In light of my previous statements, that might sound like simply being able to find fault with anything, and you may have a point. I stand by it though, and though it may seem I’m just ranting about ‘The Lion King’ to no purpose, I think it relevant. While I might be with you, to some degree, in thinking that I’m being too hard on ‘The Lion King’, there’s a difference in the movies. The difference is that one of them is trying to be ‘fun’, and I’ll admit that it succeeds, but that doesn’t mean it doesn’t have a stupid story. The other movie, however, is trying to tell a good story, and succeeds, and that actually does mean that it doesn’t have a stupid story. While I may be analyzing ‘The Lion King’ to not entirely legitimate extremes, it is nevertheless the story, and its execution, I don’t like. Meanwhile, ‘Treasure Planet’ has been widely criticized, to what I consider no less illegitimate extremes, but the microscopic eye of analysis seems to have been trained mainly on the movie’s inability to live up to the utter goofiness of many of its predecessors, when trained on anything at all. “Where’s my dim-witted toady slathering a hearty ‘nobody spits like Gaston’ while being pummeled? That cracks me up.” ‘Treasure Planet’ sails on.
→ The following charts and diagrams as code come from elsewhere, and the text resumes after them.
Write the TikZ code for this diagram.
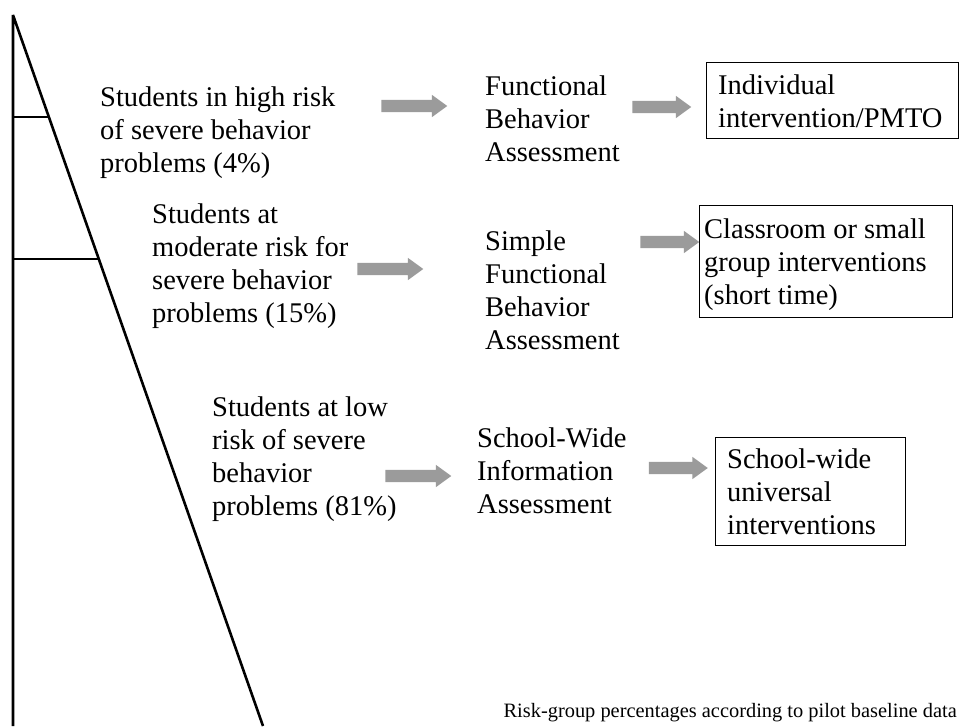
\documentclass[tikz,border=0pt]{standalone}
\usepackage{fontspec}
\setmainfont{Liberation Serif}
\usetikzlibrary{shapes.arrows}
\definecolor{arrowgray}{RGB}{155,155,155}
\newcommand\bodyfont{\fontsize{28.5}{33}\selectfont}
\newcommand\notefont{\fontsize{20.4}{24}\selectfont}
\begin{document}
\begin{tikzpicture}[x=1pt,y=-1pt,
  txt/.style={anchor=north west, inner sep=0pt, align=left, font=\bodyfont},
  boxed/.style={draw=black, line width=1pt},
  blockarrow/.style={single arrow, fill=arrowgray, draw=none, inner xsep=0pt, inner ysep=6pt,
    single arrow head extend=5pt, single arrow tip angle=72, anchor=center, minimum height=#1},
  pyramid/.style={line width=2.6pt, line join=bevel}]
\useasboundingbox (0,0) rectangle (961,726);
% pyramid
\coordinate (apex) at (13,15);
\coordinate (bl) at (13,726);
\coordinate (br) at (263,726);
\draw[pyramid] (bl) -- (apex) -- (br);
\path (apex) -- (br) coordinate[pos=0.1447] (d1) coordinate[pos=0.3441] (d2);
\coordinate (l1) at (13,117);
\coordinate (l2) at (13,259);
\draw[pyramid] (l1) -- (d1 |- l1);
\draw[pyramid] (l2) -- (d2 |- l2);
% row 1  (north y = first baseline - 23.1)
\node[txt] (L1) at (100,82.9) {\strut Students in high risk\\of severe behavior\\problems (4\%)};
\node[blockarrow=66pt] (a1) at (410,106) {};
\node[txt] (M1) at (485,71.9) {\strut Functional\\Behavior\\Assessment};
\node[blockarrow=59pt] (a2) at (657.5,107) {};
\draw[boxed] (706,62) rectangle (958,138);
\node[txt] (R1) at (718,70.9) {\strut Individual\\intervention/PMTO};
% row 2
\node[txt] (L2) at (152,199.9) {\strut Students at\\moderate risk for\\severe behavior\\problems (15\%)};
\node[blockarrow=66pt] (a3) at (386,269) {};
\node[txt] (M2) at (485,226.9) {\strut Simple\\Functional\\Behavior\\Assessment};
\node[blockarrow=59pt] (a4) at (665.5,242) {};
\draw[boxed] (699,205) rectangle (952,317);
\node[txt] (R2) at (704,214.9) {\strut Classroom or small\\group interventions\\(short time)};
% row 3
\node[txt] (L3) at (212,392.9) {\strut Students at low\\risk of severe\\behavior\\problems (81\%)};
\node[blockarrow=66pt] (a5) at (414,476) {};
\node[txt] (M3) at (477,423.9) {\strut School-Wide\\Information\\Assessment};
\node[blockarrow=59pt] (a6) at (674,468) {};
\draw[boxed] (715,437) rectangle (905,545);
\node[txt] (R3) at (727,444.9) {\strut School-wide\\universal\\interventions};
% note
\node[anchor=base east, inner sep=0pt, font=\notefont] (note) at (957,717) {Risk-group percentages according to pilot baseline data};
\end{tikzpicture}
\end{document}
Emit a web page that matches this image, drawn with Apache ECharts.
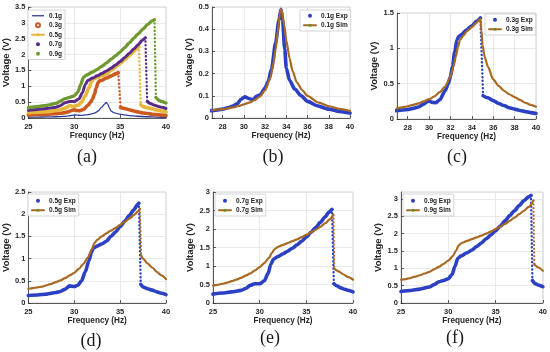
<!DOCTYPE html>
<html><head><meta charset="utf-8">
<script src="https://cdn.jsdelivr.net/npm/echarts@6/dist/echarts.min.js"></script>
<style>html,body{margin:0;padding:0;background:#fff}#c{width:550px;height:352px}</style>
</head><body><div id="c"></div>
<script>
// ---------- DATA (frequency Hz, voltage V) ----------
const panelLabels = ['(a)', '(b)', '(c)', '(d)', '(e)', '(f)'];
const levels = ['0.1g', '0.3g', '0.5g', '0.7g', '0.9g'];

// 0.1 g
const exp01 = [[25,0.028],[26,0.03],[27,0.033],[28,0.04],[28.5,0.046],[28.9,0.053],[29.4,0.065],[29.7,0.083],[30.1,0.095],[30.5,0.087],[30.9,0.083],[31.2,0.098],[31.55,0.105],[32,0.135],[32.3,0.165],[32.6,0.22],[33,0.34],[33.3,0.44],[33.5,0.49],[33.65,0.44],[33.85,0.31],[34,0.225],[34.3,0.17],[34.8,0.13],[35.4,0.1],[36,0.075],[36.9,0.055],[38,0.04],[39,0.03],[40,0.022]];
const sim01 = [[27,0.035],[28,0.04],[29,0.048],[29.5,0.054],[30,0.061],[30.5,0.069],[31,0.08],[31.5,0.096],[32,0.125],[32.5,0.18],[32.8,0.25],[33,0.31],[33.2,0.39],[33.4,0.47],[33.5,0.49],[33.6,0.48],[33.8,0.42],[34,0.35],[34.3,0.27],[34.6,0.21],[35,0.16],[35.5,0.125],[36,0.1],[37,0.07],[38,0.053],[39,0.041],[40,0.032]];

// 0.3 g
const exp03Up = [[25,0.1],[26,0.11],[27,0.12],[28,0.135],[28.5,0.15],[29,0.17],[29.5,0.21],[29.8,0.245],[30,0.255],[30.3,0.235],[30.6,0.23],[31,0.27],[31.5,0.4],[31.8,0.5],[32,0.6],[32.2,0.75],[32.4,0.95],[32.6,1.12],[32.8,1.17],[33,1.19],[33.5,1.26],[34,1.32],[34.5,1.39],[34.8,1.43]];
const exp03Down = [[35.05,0.33],[35.5,0.3],[36,0.26],[36.5,0.22],[37,0.19],[37.5,0.16],[38,0.14],[38.5,0.12],[39,0.105],[39.5,0.09],[40,0.078]];
const sim03 = [[27,0.15],[27.5,0.165],[28,0.18],[28.5,0.2],[29,0.22],[29.5,0.25],[30,0.28],[30.5,0.32],[31,0.38],[31.5,0.46],[32,0.6],[32.3,0.75],[32.5,0.88],[32.7,1.02],[32.9,1.12],[33.2,1.18],[33.6,1.25],[34,1.3],[34.4,1.36],[34.8,1.42],[34.9,1.25],[35,1.05],[35.2,0.88],[35.5,0.74],[36,0.56],[36.5,0.47],[37,0.4],[37.5,0.35],[38,0.31],[38.5,0.27],[39,0.23],[39.5,0.2],[40,0.175]];

// 0.5 g
const exp05Up = [[25,0.17],[26,0.18],[27,0.2],[28,0.235],[28.5,0.26],[29,0.31],[29.5,0.385],[30,0.37],[30.4,0.4],[30.8,0.5],[31.2,0.7],[31.6,0.95],[31.9,1.15],[32.1,1.24],[32.5,1.28],[33,1.33],[33.5,1.39],[34,1.5],[34.5,1.6],[35,1.72],[35.5,1.84],[36,1.97],[36.5,2.1],[36.9,2.22],[37.05,2.25]];
const exp05Down = [[37.25,0.42],[37.5,0.36],[38,0.32],[38.5,0.29],[39,0.25],[39.5,0.22],[40,0.19]];
const sim05Up = [[25,0.32],[25.5,0.335],[26,0.35],[26.5,0.37],[27,0.4],[27.5,0.43],[28,0.47],[28.5,0.51],[29,0.56],[29.5,0.62],[30,0.68],[30.5,0.77],[31,0.88],[31.5,1.03],[31.9,1.2],[32.2,1.35],[32.5,1.42],[33,1.5],[33.5,1.57],[34,1.63],[34.5,1.69],[35,1.76],[35.5,1.83],[36,1.9],[36.5,1.98],[37,2.07],[37.15,2.12]];
const sim05Down = [[37.3,1.07],[37.5,1.0],[38,0.89],[38.5,0.8],[39,0.7],[39.5,0.62],[40,0.54]];

// 0.7 g
const exp07Up = [[25,0.24],[26,0.27],[27,0.3],[28,0.34],[28.5,0.39],[29,0.48],[29.5,0.52],[30,0.52],[30.5,0.6],[30.9,0.8],[31.2,1.05],[31.5,1.19],[32,1.26],[32.5,1.33],[33,1.4],[33.5,1.48],[34,1.57],[34.5,1.67],[35,1.78],[35.5,1.91],[36,2.04],[36.5,2.18],[37,2.32],[37.4,2.45],[37.75,2.53]];
const exp07Down = [[37.95,0.52],[38.3,0.46],[38.7,0.41],[39,0.38],[39.5,0.34],[40,0.3]];
const sim07Up = [[25,0.47],[25.5,0.49],[26,0.52],[26.5,0.55],[27,0.59],[27.5,0.63],[28,0.68],[28.5,0.74],[29,0.8],[29.5,0.88],[30,0.97],[30.5,1.08],[31,1.22],[31.3,1.35],[31.6,1.46],[32,1.52],[32.5,1.57],[33,1.62],[33.5,1.67],[34,1.72],[34.5,1.78],[35,1.84],[35.5,1.91],[36,1.98],[36.5,2.06],[37,2.15],[37.5,2.26],[37.9,2.38]];
const sim07Down = [[38.0,0.92],[38.5,0.85],[39,0.77],[39.5,0.7],[40,0.63]];

// 0.9 g
const exp09Up = [[25,0.33],[26,0.36],[27,0.4],[28,0.46],[28.5,0.53],[29,0.61],[29.5,0.65],[30,0.7],[30.4,0.82],[30.7,1.05],[31,1.28],[31.3,1.35],[32,1.45],[32.5,1.53],[33,1.63],[33.5,1.73],[34,1.85],[34.5,1.96],[35,2.08],[35.5,2.22],[36,2.37],[36.5,2.52],[37,2.66],[37.5,2.81],[38,2.95],[38.5,3.06],[38.75,3.1]];
const exp09Down = [[38.9,0.65],[39.2,0.56],[39.5,0.52],[40,0.47]];
const sim09Up = [[25,0.67],[25.5,0.69],[26,0.72],[26.5,0.76],[27,0.8],[27.5,0.85],[28,0.9],[28.5,0.97],[29,1.04],[29.5,1.13],[30,1.22],[30.5,1.36],[30.8,1.5],[31.1,1.66],[31.4,1.73],[32,1.79],[32.5,1.84],[33,1.89],[33.5,1.94],[34,2.0],[34.5,2.06],[35,2.13],[35.5,2.2],[36,2.28],[36.5,2.37],[37,2.46],[37.5,2.56],[38,2.66],[38.5,2.77],[39,2.95]];
const sim09Down = [[39.1,1.12],[39.5,1.03],[40,0.93]];

// axis ranges
const xRanges = [[25,40],[27,40],[27,40],[25,40],[25,40],[25,40]];
const yRanges = [[0,3.5,0.5],[0,0.5,0.1],[0,1.5,0.5],[0,2.5,0.5],[0,3,0.5],[0,3.2,0.5]];

// ---------- STYLE / LAYOUT ----------
const fam = '"Liberation Sans", Arial, sans-serif';
const BLUE = '#2c40c4', SIMC = '#a86a22', SIMM = '#6b8e23';
const COLA = ['#2e3f9a', '#cc5a1e', '#e6b73a', '#5a2a88', '#6f9a32'];
const grids = [
  {left:24, top:7, width:142, height:111},
  {left:212, top:7, width:138, height:111},
  {left:397, top:13, width:139, height:106},
  {left:24, top:192, width:142, height:111},
  {left:213, top:192, width:140, height:111},
  {left:401, top:192, width:142, height:111}
];
const yGaps = [12, 16, 16, 12, 13, 13];
const xGaps = [14, 14, 14, 14, 14, 14];
const xNames = ['Frequncy (Hz)', 'Frequency (Hz)', 'Frequency (Hz)', 'Frequency (Hz)', 'Frequency (Hz)', 'Frequency (Hz)'];
const captionPos = [[87,157],[273,157],[457,157],[91,341],[270,338],[455,338]];

function lineS(name, data, gi, color, width, extra) {
  const s = {type:'line', name, data, xAxisIndex:gi, yAxisIndex:gi, showSymbol:false, symbol:'circle', symbolSize:3,
    smooth:0.25, smoothMonotone:'x', lineStyle:{color, width, cap:'round', join:'round'}, itemStyle:{color},
    emphasis:{disabled:true}, silent:true, animation:false};
  return Object.assign(s, extra || {});
}
function dropS(name, up, down, gi, color, width) {
  const w = Math.min(width, 2.4);
  return lineS(name, [up[up.length-1], down[0]], gi, color, w,
    {smooth:false, lineStyle:{color, width:w, type:[0.1, 3.6], cap:'round'}});
}
function splitS(name, up, down, gi, color, width, extra) {
  return [lineS(name, up, gi, color, width, extra), lineS(name, down, gi, color, width, extra), dropS(name, up, down, gi, color, width)];
}

const series = [];
// panel (a)
series.push(lineS(levels[0], exp01, 0, COLA[0], 1.3));
series.push(...splitS(levels[1], exp03Up, exp03Down, 0, COLA[1], 3.6));
series.push(...splitS(levels[2], exp05Up, exp05Down, 0, COLA[2], 3.6));
series.push(...splitS(levels[3], exp07Up, exp07Down, 0, COLA[3], 3));
series.push(...splitS(levels[4], exp09Up, exp09Down, 0, COLA[4], 3.3));
// panel (b)
const simExtra = {itemStyle:{color:SIMM}};
series.push(lineS('0.1g Exp', exp01, 1, BLUE, 3.6));
series.push(lineS('0.1g Sim', sim01, 1, SIMC, 2.2, simExtra));
// panel (c)
series.push(...splitS('0.3g Exp', exp03Up, exp03Down, 2, BLUE, 3.6));
series.push(lineS('0.3g Sim', sim03, 2, SIMC, 2.2, simExtra));
// panel (d)
series.push(...splitS('0.5g Exp', exp05Up, exp05Down, 3, BLUE, 3.6));
series.push(...splitS('0.5g Sim', sim05Up, sim05Down, 3, SIMC, 2.2, simExtra));
// panel (e)
series.push(...splitS('0.7g Exp', exp07Up, exp07Down, 4, BLUE, 3.6));
series.push(...splitS('0.7g Sim', sim07Up, sim07Down, 4, SIMC, 2.2, simExtra));
// panel (f)
series.push(...splitS('0.9g Exp', exp09Up, exp09Down, 5, BLUE, 3.6));
series.push(...splitS('0.9g Sim', sim09Up, sim09Down, 5, SIMC, 2.2, simExtra));

const labelStyle = {fontSize:7.5, fontWeight:'bold', color:'#262626', fontFamily:fam};
const xAxis = grids.map((g, i) => {
  const ax = {gridIndex:i, type:'value', min:xRanges[i][0], max:xRanges[i][1],
    name:xNames[i], nameLocation:'middle', nameGap:xGaps[i],
    nameTextStyle:{fontSize:8.2, fontWeight:'bold', color:'#262626', fontFamily:fam},
    axisLine:{show:true, onZero:false, lineStyle:{color:'#333', width:0.8}},
    axisTick:{show:true, inside:true, length:3, lineStyle:{color:'#333', width:0.8}},
    axisLabel:Object.assign({margin:5}, labelStyle),
    splitLine:{show:true, lineStyle:{color:'#e3e3e3', width:0.8}}};
  if (xRanges[i][0] === 27) { ax.minInterval = 2; ax.maxInterval = 2; ax.axisLabel.showMinLabel = false; }
  else { ax.interval = 5; }
  return ax;
});
const yAxis = grids.map((g, i) => {
  const ax = {gridIndex:i, type:'value', min:yRanges[i][0], max:yRanges[i][1], interval:yRanges[i][2],
    name:'Voltage (V)', nameLocation:'middle', nameGap:yGaps[i],
    nameTextStyle:{fontSize:9.5, fontWeight:'bold', color:'#262626', fontFamily:fam},
    axisLine:{show:true, onZero:false, lineStyle:{color:'#333', width:0.8}},
    axisTick:{show:true, inside:true, length:3, lineStyle:{color:'#333', width:0.8}},
    axisLabel:Object.assign({margin:3}, labelStyle),
    splitLine:{show:true, lineStyle:{color:'#e3e3e3', width:0.8}}};
  if (i === 5) ax.axisLabel.showMaxLabel = false;
  return ax;
});

const legText = {fontSize:6.5, fontWeight:'bold', color:'#222', fontFamily:fam, lineHeight:7.5};
function legend(left, top, data, pad) {
  return {left, top, orient:'vertical', data, itemWidth:12, itemHeight:4, itemGap:2, padding:pad || [2,3,2,3],
    textStyle:legText, backgroundColor:'#fff', borderColor:'#bbb', borderWidth:0.6, selectedMode:false};
}
const lineIcon = 'path://M0,0H12V1.3H0Z';
const legends = [
  legend(28, 10, [{name:levels[0], icon:lineIcon}, {name:levels[1], icon:'emptyCircle'}, {name:levels[2]}, {name:levels[3], icon:'circle'}, {name:levels[4], icon:'circle'}]),
  legend(300, 10, [{name:'0.1g Exp', icon:'circle'}, {name:'0.1g Sim'}]),
  legend(485, 14, [{name:'0.3g Exp', icon:'circle'}, {name:'0.3g Sim'}]),
  legend(28, 194, [{name:'0.5g Exp', icon:'circle'}, {name:'0.5g Sim'}], [3,3,2,3]),
  legend(215, 194, [{name:'0.7g Exp', icon:'circle'}, {name:'0.7g Sim'}], [3,3,2,3]),
  legend(403, 194, [{name:'0.9g Exp', icon:'circle'}, {name:'0.9g Sim'}], [3,3,2,3])
];

const graphic = panelLabels.map((t, i) => ({type:'text', x:captionPos[i][0], y:captionPos[i][1], silent:true,
  style:{text:t, fontSize:18, fontFamily:'"Liberation Serif", "Times New Roman", serif', fill:'#1a1a1a', align:'center', verticalAlign:'middle'}}));

const chart = echarts.init(document.getElementById('c'), null, {renderer:'canvas'});
chart.setOption({
  animation:false,
  backgroundColor:'#fff',
  grid:grids.map(g => Object.assign({show:true, borderColor:'#c8c8c8', borderWidth:0.8, backgroundColor:'transparent', containLabel:false}, g)),
  xAxis, yAxis, legend:legends, series, graphic
});
</script></body></html>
At the beginning of the story, a young (three, I believe) Jim Hawkins watches a similar movie, sort of, and he can’t tear himself away. You’ll notice that he’s not giggling, no one in the movie he watches whistles a goofy tune for no reason, and his eyes never glaze over. Young Jim is enthralled with the magic of an interesting story displayed before him with incredible visuals. He isn’t watching ‘fun’. He’s having fun. Watching Jim in ‘Treasure Planet’, so was I.
I think Walt would have liked it, and even more surprisingly, I think R. L. S. would appreciate his legacy.